Work required:
Repeat the lines below exactly as they appear, but leave out the images.

>> Start

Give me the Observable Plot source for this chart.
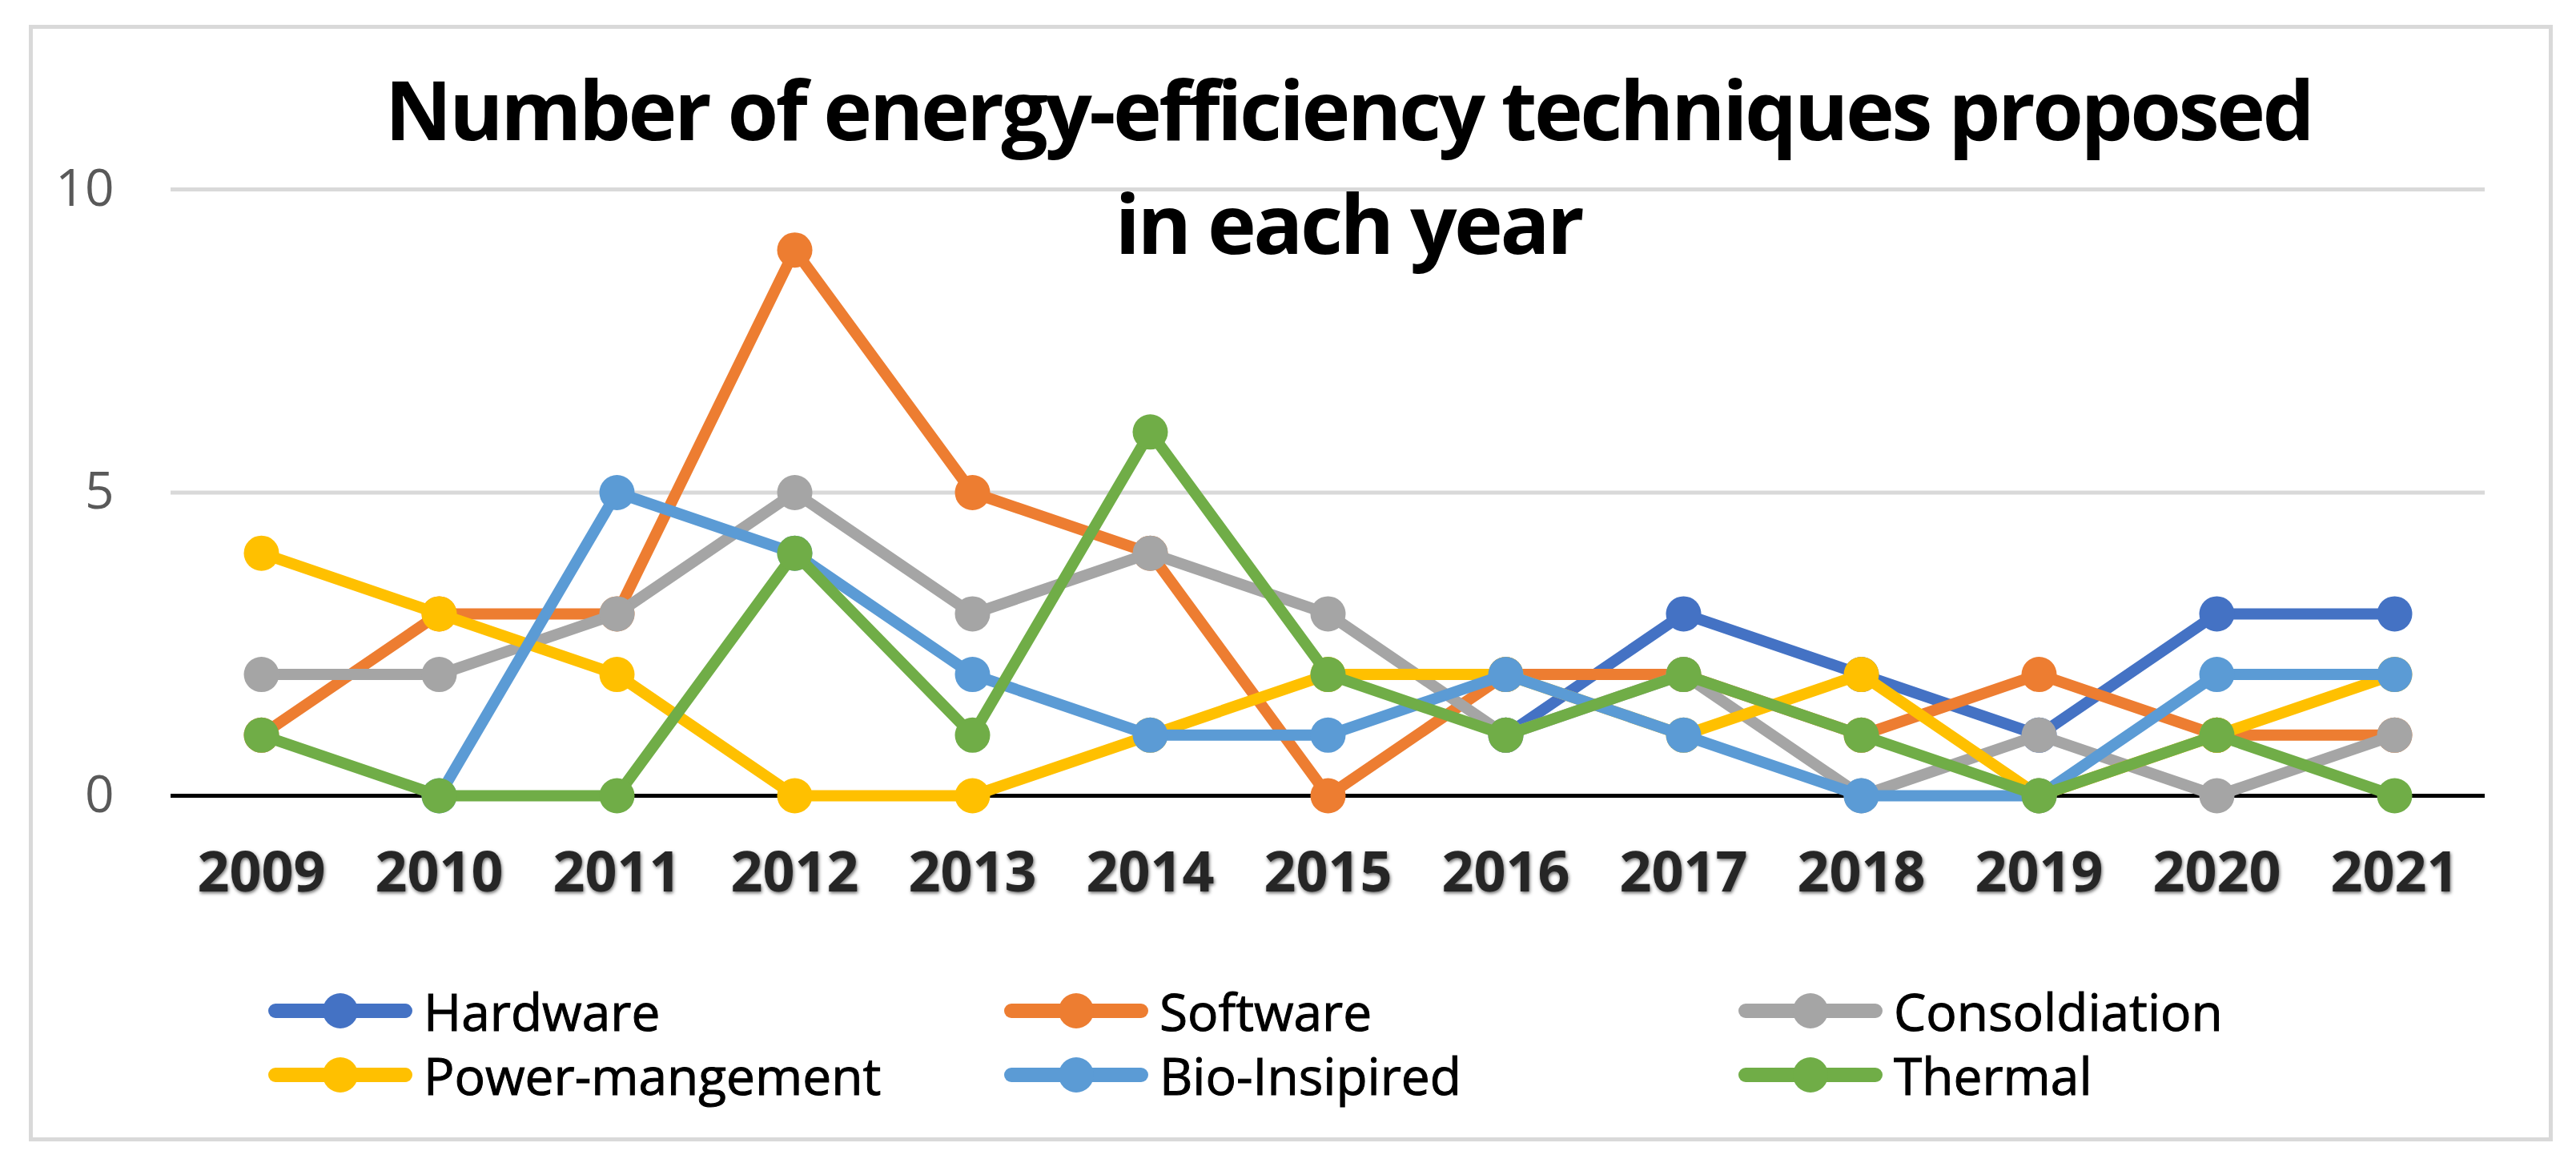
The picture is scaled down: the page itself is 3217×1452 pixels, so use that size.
<!DOCTYPE html>
<html>
<head>
<meta charset="utf-8">
<script src="https://cdn.jsdelivr.net/npm/d3@7"></script>
<script src="https://cdn.jsdelivr.net/npm/@observablehq/plot@0.6"></script>
<style>
  html, body { margin: 0; padding: 0; background: #fff; }
  #wrap { position: relative; width: 3217px; height: 1452px; background: #fff; overflow: hidden; }
  #frame { position: absolute; left: 36px; top: 31px; width: 3142px; height: 1384px; border: 5px solid #d9d9d9; pointer-events: none; }
  #title { position: absolute; left: 0; width: 3368px; top: 64px; text-align: center; font-family: "Open Sans", sans-serif; font-weight: 700; font-size: 103px; line-height: 142px; color: #000; letter-spacing: -3.5px; }
  .legend-item { position: absolute; height: 80px; display: flex; align-items: center; font-family: "Open Sans", sans-serif; font-size: 64px; color: #000; white-space: nowrap; -webkit-text-stroke: 1px #000; }
  .legend-item svg { display: block; margin-right: 14px; }
  .xaxis text { filter: drop-shadow(1px 2px 2px rgba(0,0,0,0.6)); }
</style>
</head>
<body>
<div id="wrap">
  <div id="chart"></div>
  <div id="title">Number of energy-efficiency techniques proposed<br>in each year</div>
  <div id="legend"></div>
  <div id="frame"></div>
</div>
<script>
const years = ["2009","2010","2011","2012","2013","2014","2015","2016","2017","2018","2019","2020","2021"];
const seriesNames = ["Hardware","Software","Consoldiation","Power-mangement","Bio-Insipired","Thermal"];
const seriesColors = ["#4472C4","#ED7D31","#A5A5A5","#FFC000","#5B9BD5","#70AD47"];
const hardware      = [null,null,null,null,null,null,null,1,3,2,1,3,3];
const software      = [1,3,3,9,5,4,0,2,2,1,2,1,1];
const consolidation = [2,2,3,5,3,4,3,1,2,0,1,0,1];
const powerMgmt     = [4,3,2,0,0,1,2,2,1,2,0,1,2];
const bioInspired   = [null,0,5,4,2,1,1,2,1,0,0,2,2];
const thermal       = [1,0,0,4,1,6,2,1,2,1,0,1,0];
const yTicks = [0,5,10];

const seriesValues = [hardware, software, consolidation, powerMgmt, bioInspired, thermal];
const rows = [];
seriesNames.forEach((name, i) => {
  years.forEach((yr, j) => {
    const v = seriesValues[i][j];
    if (v !== null) rows.push({series: name, year: yr, value: v});
  });
});

const seriesMarks = seriesNames.flatMap((name, i) => {
  const d = rows.filter(r => r.series === name);
  return [
    Plot.line(d, {x: "year", y: "value", stroke: seriesColors[i], strokeWidth: 14, strokeLinejoin: "round", strokeLinecap: "round"}),
    Plot.dot(d, {x: "year", y: "value", fill: seriesColors[i], r: 22, stroke: "none"})
  ];
});

const chart = Plot.plot({
  width: 3217,
  height: 1452,
  marginLeft: 213,
  marginRight: 114,
  marginTop: 236,
  marginBottom: 459,
  style: {background: "transparent", fontFamily: "Open Sans, sans-serif"},
  x: {type: "point", domain: years, padding: 0.5},
  y: {domain: [0, 10]},
  marks: [
    Plot.ruleY([5, 10], {stroke: "#d9d9d9", strokeWidth: 5}),
    Plot.ruleY([0], {stroke: "#000", strokeWidth: 5}),
    Plot.axisY({ticks: yTicks, tickSize: 0, tickPadding: 71, fontSize: 64, fill: "#595959", label: null}),
    Plot.axisX({tickSize: 0, tickPadding: 70, fontSize: 70, fontWeight: "bold", fill: "#262626", label: null, className: "xaxis"}),
    ...seriesMarks
  ]
});
document.getElementById("chart").appendChild(chart);

// Legend
const legendPos = [[425,1262],[1344,1262],[2261,1262],[425,1342],[1344,1342],[2261,1342]];
const legend = document.getElementById("legend");
seriesNames.forEach((name, i) => {
  const [cx, cy] = legendPos[i];
  const item = document.createElement("div");
  item.className = "legend-item";
  item.style.left = (cx - 90) + "px";
  item.style.top = (cy - 40) + "px";
  item.innerHTML = `<svg width="180" height="60" viewBox="0 0 180 60"><line x1="9" y1="30" x2="171" y2="30" stroke="${seriesColors[i]}" stroke-width="18" stroke-linecap="round"/><circle cx="90" cy="30" r="22" fill="${seriesColors[i]}"/></svg><span>${name}</span>`;
  legend.appendChild(item);
});
</script>
</body>
</html>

>> End

Task solution:
Give me the Observable Plot source for this chart.
The picture is scaled down: the page itself is 3217×1452 pixels, so use that size.
<!DOCTYPE html>
<html>
<head>
<meta charset="utf-8">
<script src="https://cdn.jsdelivr.net/npm/d3@7"></script>
<script src="https://cdn.jsdelivr.net/npm/@observablehq/plot@0.6"></script>
<style>
  html, body { margin: 0; padding: 0; background: #fff; }
  #wrap { position: relative; width: 3217px; height: 1452px; background: #fff; overflow: hidden; }
  #frame { position: absolute; left: 36px; top: 31px; width: 3142px; height: 1384px; border: 5px solid #d9d9d9; pointer-events: none; }
  #title { position: absolute; left: 0; width: 3368px; top: 64px; text-align: center; font-family: "Open Sans", sans-serif; font-weight: 700; font-size: 103px; line-height: 142px; color: #000; letter-spacing: -3.5px; }
  .legend-item { position: absolute; height: 80px; display: flex; align-items: center; font-family: "Open Sans", sans-serif; font-size: 64px; color: #000; white-space: nowrap; -webkit-text-stroke: 1px #000; }
  .legend-item svg { display: block; margin-right: 14px; }
  .xaxis text { filter: drop-shadow(1px 2px 2px rgba(0,0,0,0.6)); }
</style>
</head>
<body>
<div id="wrap">
  <div id="chart"></div>
  <div id="title">Number of energy-efficiency techniques proposed<br>in each year</div>
  <div id="legend"></div>
  <div id="frame"></div>
</div>
<script>
const years = ["2009","2010","2011","2012","2013","2014","2015","2016","2017","2018","2019","2020","2021"];
const seriesNames = ["Hardware","Software","Consoldiation","Power-mangement","Bio-Insipired","Thermal"];
const seriesColors = ["#4472C4","#ED7D31","#A5A5A5","#FFC000","#5B9BD5","#70AD47"];
const hardware      = [null,null,null,null,null,null,null,1,3,2,1,3,3];
const software      = [1,3,3,9,5,4,0,2,2,1,2,1,1];
const consolidation = [2,2,3,5,3,4,3,1,2,0,1,0,1];
const powerMgmt     = [4,3,2,0,0,1,2,2,1,2,0,1,2];
const bioInspired   = [null,0,5,4,2,1,1,2,1,0,0,2,2];
const thermal       = [1,0,0,4,1,6,2,1,2,1,0,1,0];
const yTicks = [0,5,10];

const seriesValues = [hardware, software, consolidation, powerMgmt, bioInspired, thermal];
const rows = [];
seriesNames.forEach((name, i) => {
  years.forEach((yr, j) => {
    const v = seriesValues[i][j];
    if (v !== null) rows.push({series: name, year: yr, value: v});
  });
});

const seriesMarks = seriesNames.flatMap((name, i) => {
  const d = rows.filter(r => r.series === name);
  return [
    Plot.line(d, {x: "year", y: "value", stroke: seriesColors[i], strokeWidth: 14, strokeLinejoin: "round", strokeLinecap: "round"}),
    Plot.dot(d, {x: "year", y: "value", fill: seriesColors[i], r: 22, stroke: "none"})
  ];
});

const chart = Plot.plot({
  width: 3217,
  height: 1452,
  marginLeft: 213,
  marginRight: 114,
  marginTop: 236,
  marginBottom: 459,
  style: {background: "transparent", fontFamily: "Open Sans, sans-serif"},
  x: {type: "point", domain: years, padding: 0.5},
  y: {domain: [0, 10]},
  marks: [
    Plot.ruleY([5, 10], {stroke: "#d9d9d9", strokeWidth: 5}),
    Plot.ruleY([0], {stroke: "#000", strokeWidth: 5}),
    Plot.axisY({ticks: yTicks, tickSize: 0, tickPadding: 71, fontSize: 64, fill: "#595959", label: null}),
    Plot.axisX({tickSize: 0, tickPadding: 70, fontSize: 70, fontWeight: "bold", fill: "#262626", label: null, className: "xaxis"}),
    ...seriesMarks
  ]
});
document.getElementById("chart").appendChild(chart);

// Legend
const legendPos = [[425,1262],[1344,1262],[2261,1262],[425,1342],[1344,1342],[2261,1342]];
const legend = document.getElementById("legend");
seriesNames.forEach((name, i) => {
  const [cx, cy] = legendPos[i];
  const item = document.createElement("div");
  item.className = "legend-item";
  item.style.left = (cx - 90) + "px";
  item.style.top = (cy - 40) + "px";
  item.innerHTML = `<svg width="180" height="60" viewBox="0 0 180 60"><line x1="9" y1="30" x2="171" y2="30" stroke="${seriesColors[i]}" stroke-width="18" stroke-linecap="round"/><circle cx="90" cy="30" r="22" fill="${seriesColors[i]}"/></svg><span>${name}</span>`;
  legend.appendChild(item);
});
</script>
</body>
</html>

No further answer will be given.